» **Collected material**

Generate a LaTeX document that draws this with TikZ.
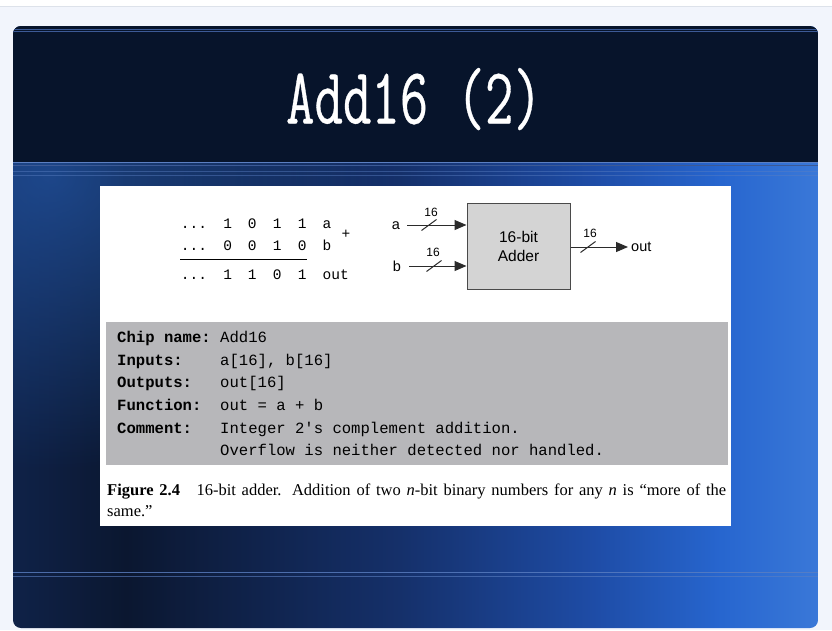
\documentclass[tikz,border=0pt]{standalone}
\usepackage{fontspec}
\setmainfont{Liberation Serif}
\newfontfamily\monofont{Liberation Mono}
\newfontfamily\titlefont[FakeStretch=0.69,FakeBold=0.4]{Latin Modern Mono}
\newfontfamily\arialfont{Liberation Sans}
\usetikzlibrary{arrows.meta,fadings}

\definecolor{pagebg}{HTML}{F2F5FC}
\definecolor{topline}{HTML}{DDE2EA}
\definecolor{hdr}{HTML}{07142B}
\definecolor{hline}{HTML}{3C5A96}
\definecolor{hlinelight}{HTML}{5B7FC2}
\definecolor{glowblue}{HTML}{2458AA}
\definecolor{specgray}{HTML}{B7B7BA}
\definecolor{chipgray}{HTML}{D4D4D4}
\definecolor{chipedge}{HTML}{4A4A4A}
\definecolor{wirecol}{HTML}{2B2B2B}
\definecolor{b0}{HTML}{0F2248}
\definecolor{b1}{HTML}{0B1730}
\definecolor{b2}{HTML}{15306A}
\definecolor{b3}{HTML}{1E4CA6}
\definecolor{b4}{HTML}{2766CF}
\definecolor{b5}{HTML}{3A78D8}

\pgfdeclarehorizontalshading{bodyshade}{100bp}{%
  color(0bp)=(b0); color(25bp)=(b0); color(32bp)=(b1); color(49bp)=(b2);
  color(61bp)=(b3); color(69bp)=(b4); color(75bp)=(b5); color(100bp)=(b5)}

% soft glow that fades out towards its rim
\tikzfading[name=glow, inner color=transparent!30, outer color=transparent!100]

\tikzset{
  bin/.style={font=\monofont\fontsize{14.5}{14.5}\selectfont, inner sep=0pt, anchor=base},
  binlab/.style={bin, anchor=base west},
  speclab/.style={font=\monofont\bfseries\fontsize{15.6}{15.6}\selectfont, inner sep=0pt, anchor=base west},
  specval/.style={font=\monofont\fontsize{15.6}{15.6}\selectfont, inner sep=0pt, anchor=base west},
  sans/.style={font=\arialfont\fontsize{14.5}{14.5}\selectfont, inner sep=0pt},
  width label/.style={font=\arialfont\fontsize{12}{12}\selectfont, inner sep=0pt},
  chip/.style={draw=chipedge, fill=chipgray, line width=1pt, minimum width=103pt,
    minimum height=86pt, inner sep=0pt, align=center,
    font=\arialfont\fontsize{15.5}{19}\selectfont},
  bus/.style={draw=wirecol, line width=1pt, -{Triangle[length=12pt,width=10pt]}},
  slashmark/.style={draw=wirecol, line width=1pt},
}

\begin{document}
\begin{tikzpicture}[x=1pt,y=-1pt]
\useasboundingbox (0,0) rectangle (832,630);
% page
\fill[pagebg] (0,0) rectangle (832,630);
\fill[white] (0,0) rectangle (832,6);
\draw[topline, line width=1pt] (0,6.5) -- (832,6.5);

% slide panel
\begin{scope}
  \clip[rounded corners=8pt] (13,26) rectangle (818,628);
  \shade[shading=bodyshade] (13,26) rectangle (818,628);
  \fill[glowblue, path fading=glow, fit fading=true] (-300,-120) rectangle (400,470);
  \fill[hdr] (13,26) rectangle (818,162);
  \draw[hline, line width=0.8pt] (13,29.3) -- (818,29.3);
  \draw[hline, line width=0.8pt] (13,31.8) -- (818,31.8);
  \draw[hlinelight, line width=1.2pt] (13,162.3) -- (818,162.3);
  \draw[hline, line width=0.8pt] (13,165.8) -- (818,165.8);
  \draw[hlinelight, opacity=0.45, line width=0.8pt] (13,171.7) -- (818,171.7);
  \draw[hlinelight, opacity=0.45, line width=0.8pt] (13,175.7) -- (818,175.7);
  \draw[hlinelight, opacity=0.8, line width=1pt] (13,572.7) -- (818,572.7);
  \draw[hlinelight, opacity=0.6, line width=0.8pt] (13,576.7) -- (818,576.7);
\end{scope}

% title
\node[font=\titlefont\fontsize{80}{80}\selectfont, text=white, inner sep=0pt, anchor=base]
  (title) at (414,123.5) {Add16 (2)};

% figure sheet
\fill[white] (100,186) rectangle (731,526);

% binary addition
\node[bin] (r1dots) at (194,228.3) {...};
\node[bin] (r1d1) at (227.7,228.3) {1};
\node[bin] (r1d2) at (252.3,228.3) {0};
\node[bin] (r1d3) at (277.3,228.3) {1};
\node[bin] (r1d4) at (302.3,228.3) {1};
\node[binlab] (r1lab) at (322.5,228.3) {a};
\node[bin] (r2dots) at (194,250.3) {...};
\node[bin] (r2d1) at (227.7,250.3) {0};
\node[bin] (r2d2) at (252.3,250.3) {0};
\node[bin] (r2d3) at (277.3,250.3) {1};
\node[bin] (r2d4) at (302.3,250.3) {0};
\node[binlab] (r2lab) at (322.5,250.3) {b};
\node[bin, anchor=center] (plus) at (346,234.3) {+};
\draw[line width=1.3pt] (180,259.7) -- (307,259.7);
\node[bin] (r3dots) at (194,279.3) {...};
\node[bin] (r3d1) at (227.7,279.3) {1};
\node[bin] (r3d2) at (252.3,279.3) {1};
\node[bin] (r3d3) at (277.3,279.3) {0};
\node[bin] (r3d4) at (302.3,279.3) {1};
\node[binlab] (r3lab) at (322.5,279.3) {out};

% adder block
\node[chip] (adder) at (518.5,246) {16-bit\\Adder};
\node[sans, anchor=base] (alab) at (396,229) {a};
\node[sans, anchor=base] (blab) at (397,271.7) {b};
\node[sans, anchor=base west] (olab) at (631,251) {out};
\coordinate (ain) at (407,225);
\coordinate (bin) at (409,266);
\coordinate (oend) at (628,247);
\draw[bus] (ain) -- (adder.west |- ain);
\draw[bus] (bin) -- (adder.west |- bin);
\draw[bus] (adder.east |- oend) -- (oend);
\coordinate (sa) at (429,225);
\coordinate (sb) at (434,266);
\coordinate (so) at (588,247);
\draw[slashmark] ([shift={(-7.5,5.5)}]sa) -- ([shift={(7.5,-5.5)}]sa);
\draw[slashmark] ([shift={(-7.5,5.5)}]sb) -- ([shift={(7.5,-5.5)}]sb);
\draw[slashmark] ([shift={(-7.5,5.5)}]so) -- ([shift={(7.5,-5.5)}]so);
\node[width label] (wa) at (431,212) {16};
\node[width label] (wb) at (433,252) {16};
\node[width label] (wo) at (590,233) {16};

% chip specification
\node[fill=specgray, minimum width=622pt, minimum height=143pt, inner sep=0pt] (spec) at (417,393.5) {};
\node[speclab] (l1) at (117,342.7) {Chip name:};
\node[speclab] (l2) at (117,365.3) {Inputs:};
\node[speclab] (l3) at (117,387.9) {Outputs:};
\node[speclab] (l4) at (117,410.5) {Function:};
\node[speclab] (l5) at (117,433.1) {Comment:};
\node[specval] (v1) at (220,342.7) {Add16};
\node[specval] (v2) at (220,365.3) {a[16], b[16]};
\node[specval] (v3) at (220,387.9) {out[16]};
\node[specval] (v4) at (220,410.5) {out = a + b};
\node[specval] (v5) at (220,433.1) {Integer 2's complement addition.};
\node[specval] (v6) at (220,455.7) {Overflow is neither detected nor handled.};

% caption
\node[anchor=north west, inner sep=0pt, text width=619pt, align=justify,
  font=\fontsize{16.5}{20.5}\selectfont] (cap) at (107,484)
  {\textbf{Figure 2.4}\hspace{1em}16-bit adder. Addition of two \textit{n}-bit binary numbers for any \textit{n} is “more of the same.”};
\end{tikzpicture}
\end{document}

» **Work to do**
State, as a bare number, how many lines of the listing hold the word "that".

» **Reply**
2